「変態映画だからこそちゃんと人間を描いてほしい」女子高生に殺されたい レントさんの映画レビュー(感想・評価)
変態映画だからこそちゃんと人間を描いてほしい
何やらセンセーショナルでキャッチーなタイトルからそそられて鑑賞。パラフィリアの主人公が自分の願望をかなえるために周到な計画を立てて実行していく様を描く。
女子高生に殺されたいということからやはり性的倒錯者なんだろう。女性に鞭で打たれたいというマゾ的な快楽を求めてるんだろうか。
主人公の東山はその出生時にへその緒が首に絡まったという過去が述べられるがそれがこの性癖の根拠にはならないだろう。そもそも記憶にないのだから。このエピソードはあくまでも作品を盛り上げる効果しかないだろう。
そんな彼が当時八歳で大の大人を絞め殺した少女の事件を目にしてからその少女に病みつきになり、女子高生になった彼女に自分を殺してほしいという願望を抱く。
その彼女が通学する教師が生徒と交際をしてることを告発して自分が代わりに教師として赴任し具体的な彼の計画が実行に移される。
彼は生徒を性的に見るなどありえない、だから前任の教師に対して罰を与えたなどと主張するが、彼も生徒を自分の快楽に利用しようとしてる点で同罪だろう。いくらその生徒が罪を被らないように配慮していたとしてもそれで自分の行為を正当化できない。客観的には彼も前任教師と同罪だ。
兎に角全編にわたり用意周到な彼の計画を見せられつつ、彼の標的である女子高生が誰なのかというサスペンス的な展開を見せるが、どうにも盛り上がらない。
いつも映画を見て思うのは、作り話なんだからその物語に観客が入り込むにはそれなりの説得力とか登場人物への感情移入をさせないといけない。
噓の物語であればあるほどそこが作りての腕の見せ所なのだが、本作はそこができていない。
興味を引くようなパラフィリアの主人公という設定、そして彼の標的は多重人格の少女でその人格の一つに怪力の殺人者が混じっている。その怪力のキャサリンをタイミング良く降臨させるのが彼の狙いでそのために他の女子生徒をうまくマインドコントロールする。そして多重人格少女の親友は地震を感知したり死を感じ取ることのできる特殊能力を持つ少女。
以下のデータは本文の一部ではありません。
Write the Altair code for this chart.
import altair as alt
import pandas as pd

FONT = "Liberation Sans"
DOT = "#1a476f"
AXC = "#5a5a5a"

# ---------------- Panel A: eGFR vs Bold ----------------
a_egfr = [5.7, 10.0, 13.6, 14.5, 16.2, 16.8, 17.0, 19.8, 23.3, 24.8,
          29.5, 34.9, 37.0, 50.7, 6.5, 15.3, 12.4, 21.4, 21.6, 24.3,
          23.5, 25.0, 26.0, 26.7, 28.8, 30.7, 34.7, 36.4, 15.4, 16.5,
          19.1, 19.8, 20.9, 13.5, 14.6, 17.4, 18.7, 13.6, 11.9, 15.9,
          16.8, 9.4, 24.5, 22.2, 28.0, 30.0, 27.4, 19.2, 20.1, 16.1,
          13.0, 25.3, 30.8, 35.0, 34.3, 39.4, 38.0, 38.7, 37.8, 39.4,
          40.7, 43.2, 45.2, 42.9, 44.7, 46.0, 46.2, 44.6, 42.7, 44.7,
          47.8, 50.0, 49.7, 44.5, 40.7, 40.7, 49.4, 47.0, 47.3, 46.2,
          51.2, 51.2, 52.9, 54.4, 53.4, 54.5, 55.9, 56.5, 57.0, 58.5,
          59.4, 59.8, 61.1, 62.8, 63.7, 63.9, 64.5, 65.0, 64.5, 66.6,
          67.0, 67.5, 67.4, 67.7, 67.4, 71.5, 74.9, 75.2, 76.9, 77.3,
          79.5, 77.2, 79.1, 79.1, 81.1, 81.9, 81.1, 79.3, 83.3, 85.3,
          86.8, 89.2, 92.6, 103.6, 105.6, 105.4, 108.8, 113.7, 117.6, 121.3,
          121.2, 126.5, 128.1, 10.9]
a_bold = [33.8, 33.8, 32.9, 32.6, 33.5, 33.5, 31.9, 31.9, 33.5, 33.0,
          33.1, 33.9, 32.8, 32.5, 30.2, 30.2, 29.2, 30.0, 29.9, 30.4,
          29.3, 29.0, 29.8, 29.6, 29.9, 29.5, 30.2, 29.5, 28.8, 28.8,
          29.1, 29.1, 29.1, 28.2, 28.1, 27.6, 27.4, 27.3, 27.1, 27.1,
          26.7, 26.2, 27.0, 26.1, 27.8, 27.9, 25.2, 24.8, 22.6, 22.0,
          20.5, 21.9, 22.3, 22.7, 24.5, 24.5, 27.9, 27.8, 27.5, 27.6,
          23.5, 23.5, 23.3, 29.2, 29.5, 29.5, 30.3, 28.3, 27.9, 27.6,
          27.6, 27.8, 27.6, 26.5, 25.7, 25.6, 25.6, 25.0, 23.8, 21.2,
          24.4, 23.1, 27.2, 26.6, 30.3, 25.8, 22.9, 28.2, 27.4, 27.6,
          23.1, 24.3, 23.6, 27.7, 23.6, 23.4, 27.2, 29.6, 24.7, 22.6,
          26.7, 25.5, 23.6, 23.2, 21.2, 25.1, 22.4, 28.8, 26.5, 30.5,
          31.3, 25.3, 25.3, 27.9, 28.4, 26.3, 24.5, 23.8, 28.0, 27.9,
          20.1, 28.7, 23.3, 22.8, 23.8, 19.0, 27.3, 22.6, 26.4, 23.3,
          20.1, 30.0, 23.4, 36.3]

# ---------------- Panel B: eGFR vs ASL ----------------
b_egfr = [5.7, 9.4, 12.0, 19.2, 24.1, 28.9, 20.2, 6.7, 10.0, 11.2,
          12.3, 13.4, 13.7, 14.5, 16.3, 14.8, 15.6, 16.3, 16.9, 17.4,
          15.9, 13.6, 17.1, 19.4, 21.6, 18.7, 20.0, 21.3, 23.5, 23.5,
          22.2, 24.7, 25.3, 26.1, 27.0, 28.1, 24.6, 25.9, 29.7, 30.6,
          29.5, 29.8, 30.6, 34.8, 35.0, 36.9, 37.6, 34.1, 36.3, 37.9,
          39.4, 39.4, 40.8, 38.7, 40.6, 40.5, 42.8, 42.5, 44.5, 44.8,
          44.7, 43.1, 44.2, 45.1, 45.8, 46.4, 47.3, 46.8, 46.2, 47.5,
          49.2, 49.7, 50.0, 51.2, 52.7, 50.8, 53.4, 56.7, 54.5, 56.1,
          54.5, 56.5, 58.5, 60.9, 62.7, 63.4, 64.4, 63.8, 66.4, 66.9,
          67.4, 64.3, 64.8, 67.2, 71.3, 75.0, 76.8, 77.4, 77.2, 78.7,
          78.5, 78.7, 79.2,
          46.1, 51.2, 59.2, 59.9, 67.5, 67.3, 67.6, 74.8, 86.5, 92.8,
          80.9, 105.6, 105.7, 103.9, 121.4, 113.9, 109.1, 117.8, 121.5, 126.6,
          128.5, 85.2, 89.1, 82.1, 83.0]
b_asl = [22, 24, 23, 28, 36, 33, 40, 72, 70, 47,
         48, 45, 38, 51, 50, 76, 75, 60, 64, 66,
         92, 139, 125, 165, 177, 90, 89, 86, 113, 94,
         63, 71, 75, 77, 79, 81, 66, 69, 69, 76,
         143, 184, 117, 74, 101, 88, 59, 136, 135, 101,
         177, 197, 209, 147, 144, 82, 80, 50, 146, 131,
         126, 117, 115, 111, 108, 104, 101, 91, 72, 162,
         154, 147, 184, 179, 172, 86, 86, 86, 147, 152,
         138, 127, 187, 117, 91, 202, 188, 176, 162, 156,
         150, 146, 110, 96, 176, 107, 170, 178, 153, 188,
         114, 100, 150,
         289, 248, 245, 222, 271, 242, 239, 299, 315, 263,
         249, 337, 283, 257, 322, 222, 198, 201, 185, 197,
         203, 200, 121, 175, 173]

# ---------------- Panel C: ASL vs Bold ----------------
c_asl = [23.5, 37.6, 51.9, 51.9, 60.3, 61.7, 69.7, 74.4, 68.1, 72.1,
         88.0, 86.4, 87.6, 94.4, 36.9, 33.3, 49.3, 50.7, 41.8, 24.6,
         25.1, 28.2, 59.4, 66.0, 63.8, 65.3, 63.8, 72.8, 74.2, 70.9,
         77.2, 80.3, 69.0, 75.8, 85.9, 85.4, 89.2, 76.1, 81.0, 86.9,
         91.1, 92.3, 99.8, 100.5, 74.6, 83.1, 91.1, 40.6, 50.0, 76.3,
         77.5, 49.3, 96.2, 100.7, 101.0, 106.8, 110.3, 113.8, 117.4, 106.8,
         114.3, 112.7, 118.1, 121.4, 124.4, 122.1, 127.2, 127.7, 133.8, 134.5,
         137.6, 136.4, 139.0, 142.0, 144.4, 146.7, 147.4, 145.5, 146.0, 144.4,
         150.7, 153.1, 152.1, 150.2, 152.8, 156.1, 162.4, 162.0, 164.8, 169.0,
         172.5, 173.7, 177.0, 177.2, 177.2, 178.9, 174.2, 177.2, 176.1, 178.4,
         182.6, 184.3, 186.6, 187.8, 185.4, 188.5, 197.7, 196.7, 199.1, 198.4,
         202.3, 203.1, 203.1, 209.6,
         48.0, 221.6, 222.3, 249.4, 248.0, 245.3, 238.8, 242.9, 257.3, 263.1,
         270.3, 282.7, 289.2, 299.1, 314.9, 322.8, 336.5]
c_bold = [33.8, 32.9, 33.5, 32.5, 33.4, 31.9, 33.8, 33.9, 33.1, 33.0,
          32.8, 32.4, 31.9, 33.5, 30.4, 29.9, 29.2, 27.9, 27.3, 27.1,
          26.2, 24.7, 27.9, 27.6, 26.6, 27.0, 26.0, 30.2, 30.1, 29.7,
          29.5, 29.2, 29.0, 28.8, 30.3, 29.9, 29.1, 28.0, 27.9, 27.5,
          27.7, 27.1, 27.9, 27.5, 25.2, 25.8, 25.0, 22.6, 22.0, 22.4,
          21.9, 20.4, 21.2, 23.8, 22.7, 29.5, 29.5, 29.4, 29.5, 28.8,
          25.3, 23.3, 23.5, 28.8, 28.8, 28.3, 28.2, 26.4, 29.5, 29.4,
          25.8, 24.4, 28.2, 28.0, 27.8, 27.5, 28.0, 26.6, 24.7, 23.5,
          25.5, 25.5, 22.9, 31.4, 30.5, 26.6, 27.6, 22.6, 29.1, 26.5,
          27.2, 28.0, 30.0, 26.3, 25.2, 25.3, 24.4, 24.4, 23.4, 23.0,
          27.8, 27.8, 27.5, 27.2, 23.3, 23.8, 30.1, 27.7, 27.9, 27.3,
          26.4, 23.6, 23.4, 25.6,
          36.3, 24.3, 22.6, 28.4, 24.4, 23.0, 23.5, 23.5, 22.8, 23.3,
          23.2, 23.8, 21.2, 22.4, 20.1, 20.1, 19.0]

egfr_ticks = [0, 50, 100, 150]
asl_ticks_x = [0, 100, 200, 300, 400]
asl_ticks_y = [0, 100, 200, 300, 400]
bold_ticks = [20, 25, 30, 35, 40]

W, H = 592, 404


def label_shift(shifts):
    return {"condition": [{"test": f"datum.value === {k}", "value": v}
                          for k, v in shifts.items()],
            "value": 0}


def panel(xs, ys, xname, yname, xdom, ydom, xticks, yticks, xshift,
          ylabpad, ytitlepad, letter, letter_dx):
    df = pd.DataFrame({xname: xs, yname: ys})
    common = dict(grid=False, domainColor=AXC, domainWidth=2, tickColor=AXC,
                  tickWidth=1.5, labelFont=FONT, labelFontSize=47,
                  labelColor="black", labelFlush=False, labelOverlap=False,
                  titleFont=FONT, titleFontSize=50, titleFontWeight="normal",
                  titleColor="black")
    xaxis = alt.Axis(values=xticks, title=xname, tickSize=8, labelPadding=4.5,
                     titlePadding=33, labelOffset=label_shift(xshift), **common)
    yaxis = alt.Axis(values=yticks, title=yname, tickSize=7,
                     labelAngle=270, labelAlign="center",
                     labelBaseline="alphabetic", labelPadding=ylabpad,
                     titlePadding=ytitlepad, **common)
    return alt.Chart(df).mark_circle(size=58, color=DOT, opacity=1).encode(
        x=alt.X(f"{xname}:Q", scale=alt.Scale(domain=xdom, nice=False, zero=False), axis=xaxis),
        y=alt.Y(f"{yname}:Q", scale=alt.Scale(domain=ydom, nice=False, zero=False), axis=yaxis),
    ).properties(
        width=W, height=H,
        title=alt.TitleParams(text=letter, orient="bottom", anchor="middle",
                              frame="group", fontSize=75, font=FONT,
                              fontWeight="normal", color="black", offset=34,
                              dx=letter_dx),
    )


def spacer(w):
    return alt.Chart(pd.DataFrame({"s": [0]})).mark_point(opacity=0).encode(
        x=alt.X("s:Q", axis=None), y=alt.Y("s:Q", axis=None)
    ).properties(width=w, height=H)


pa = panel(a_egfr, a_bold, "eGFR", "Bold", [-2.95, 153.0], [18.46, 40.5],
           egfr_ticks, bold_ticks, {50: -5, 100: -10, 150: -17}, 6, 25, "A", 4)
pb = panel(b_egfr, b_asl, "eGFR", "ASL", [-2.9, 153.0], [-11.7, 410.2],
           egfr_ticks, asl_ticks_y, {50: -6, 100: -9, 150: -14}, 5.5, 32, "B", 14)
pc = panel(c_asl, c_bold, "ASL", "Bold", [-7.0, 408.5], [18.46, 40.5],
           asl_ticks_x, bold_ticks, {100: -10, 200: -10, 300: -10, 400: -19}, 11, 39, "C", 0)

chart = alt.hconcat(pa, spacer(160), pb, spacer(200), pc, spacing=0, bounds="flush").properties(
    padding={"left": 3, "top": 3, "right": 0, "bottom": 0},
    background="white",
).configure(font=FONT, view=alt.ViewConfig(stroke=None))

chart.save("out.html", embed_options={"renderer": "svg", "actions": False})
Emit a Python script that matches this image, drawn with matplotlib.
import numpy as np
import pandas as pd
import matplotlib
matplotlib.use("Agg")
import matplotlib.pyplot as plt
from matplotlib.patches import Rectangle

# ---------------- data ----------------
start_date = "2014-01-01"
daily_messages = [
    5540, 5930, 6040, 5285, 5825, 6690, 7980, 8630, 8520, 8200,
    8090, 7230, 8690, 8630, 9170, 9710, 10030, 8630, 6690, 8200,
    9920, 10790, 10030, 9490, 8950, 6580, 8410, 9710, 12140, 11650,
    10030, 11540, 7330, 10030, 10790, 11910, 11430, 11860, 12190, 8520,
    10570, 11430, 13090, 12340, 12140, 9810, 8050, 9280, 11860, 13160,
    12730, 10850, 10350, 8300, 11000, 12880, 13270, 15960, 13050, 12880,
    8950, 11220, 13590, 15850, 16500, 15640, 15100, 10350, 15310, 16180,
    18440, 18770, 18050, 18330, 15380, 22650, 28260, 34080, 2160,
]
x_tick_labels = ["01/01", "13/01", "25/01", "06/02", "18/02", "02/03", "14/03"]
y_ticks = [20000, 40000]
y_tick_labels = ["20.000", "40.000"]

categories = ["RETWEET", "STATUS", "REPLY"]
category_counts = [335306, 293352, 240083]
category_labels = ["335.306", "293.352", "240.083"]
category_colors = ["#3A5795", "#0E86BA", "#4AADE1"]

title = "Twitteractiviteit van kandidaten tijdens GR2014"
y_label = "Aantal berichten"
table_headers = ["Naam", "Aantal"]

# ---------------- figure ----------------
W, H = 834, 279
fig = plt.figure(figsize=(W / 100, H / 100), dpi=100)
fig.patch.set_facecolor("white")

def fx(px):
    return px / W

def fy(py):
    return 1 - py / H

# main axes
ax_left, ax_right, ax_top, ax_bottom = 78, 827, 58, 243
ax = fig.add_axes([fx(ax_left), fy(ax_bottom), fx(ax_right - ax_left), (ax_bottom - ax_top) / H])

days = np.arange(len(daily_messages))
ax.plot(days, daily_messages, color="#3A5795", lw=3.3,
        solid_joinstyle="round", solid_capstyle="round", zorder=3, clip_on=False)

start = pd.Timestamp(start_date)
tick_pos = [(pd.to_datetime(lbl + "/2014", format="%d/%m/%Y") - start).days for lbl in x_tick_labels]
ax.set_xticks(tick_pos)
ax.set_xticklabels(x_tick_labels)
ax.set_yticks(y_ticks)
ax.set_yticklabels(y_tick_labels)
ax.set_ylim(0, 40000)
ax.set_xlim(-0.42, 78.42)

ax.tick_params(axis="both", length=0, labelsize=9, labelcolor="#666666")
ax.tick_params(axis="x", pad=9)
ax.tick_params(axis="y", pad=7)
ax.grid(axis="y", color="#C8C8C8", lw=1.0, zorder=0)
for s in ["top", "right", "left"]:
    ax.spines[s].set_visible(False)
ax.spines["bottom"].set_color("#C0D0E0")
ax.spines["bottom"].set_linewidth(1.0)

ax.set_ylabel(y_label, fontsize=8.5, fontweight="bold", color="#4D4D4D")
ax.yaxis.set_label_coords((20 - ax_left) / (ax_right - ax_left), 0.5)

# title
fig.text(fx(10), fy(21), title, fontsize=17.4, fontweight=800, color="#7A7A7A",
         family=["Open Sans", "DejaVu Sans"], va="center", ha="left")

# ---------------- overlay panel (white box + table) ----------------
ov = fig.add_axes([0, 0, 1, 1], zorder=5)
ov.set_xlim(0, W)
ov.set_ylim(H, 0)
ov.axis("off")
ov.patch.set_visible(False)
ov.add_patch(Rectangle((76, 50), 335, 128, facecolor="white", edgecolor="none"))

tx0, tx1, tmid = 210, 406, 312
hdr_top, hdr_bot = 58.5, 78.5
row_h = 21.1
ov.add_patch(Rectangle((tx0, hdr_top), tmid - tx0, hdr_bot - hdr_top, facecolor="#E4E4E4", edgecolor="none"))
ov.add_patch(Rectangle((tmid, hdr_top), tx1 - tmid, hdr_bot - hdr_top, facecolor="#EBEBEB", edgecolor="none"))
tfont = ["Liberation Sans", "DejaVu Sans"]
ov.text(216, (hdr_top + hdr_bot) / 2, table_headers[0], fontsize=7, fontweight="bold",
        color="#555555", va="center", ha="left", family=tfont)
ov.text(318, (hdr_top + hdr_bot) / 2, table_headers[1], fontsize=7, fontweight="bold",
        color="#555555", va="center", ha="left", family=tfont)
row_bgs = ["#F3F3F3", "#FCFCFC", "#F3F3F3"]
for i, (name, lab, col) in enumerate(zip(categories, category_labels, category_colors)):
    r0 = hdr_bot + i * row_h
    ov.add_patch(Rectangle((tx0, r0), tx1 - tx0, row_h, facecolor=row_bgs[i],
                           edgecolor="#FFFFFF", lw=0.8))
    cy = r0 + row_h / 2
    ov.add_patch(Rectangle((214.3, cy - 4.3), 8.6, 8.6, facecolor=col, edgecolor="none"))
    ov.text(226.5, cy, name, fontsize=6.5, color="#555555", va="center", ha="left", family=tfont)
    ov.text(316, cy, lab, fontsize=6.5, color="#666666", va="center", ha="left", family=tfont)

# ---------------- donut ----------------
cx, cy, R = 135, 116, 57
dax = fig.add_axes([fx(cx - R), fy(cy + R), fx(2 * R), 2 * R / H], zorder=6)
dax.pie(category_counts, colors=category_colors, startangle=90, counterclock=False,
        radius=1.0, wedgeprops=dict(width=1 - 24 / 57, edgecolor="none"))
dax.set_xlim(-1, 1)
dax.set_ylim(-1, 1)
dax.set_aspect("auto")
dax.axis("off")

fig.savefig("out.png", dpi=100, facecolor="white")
これらの設定が原作通りかはわからないが、絵空事に絵空事を重ねすぎて、物語に入り込むことができない。ただ物語のうわべだけを追う形になってしまう。
登場人物の心理に共感するとかそんなことはまず不可能。確かにみんなノーマルな人間ではないがそれでも物語の登場人物として最低限感情移入できる工夫がほしいところ。
Xメンのミュータントたちの方が見ていて感情移入できるのに本作の登場人物に感情移入できないのは致命的。だから物語がどうなろうと、主人公が最後に望みをかなえようがどうしようが興味を持てなくなる。
人目を引くようなアイデアを詰め込んでそれだけで物語が面白くなるわけじゃあない。やはり人間を描けてないと見ていても面白くない。
変態を描くには普通の人間を描けないとその変態が際立たない。変態に魅力も感じない。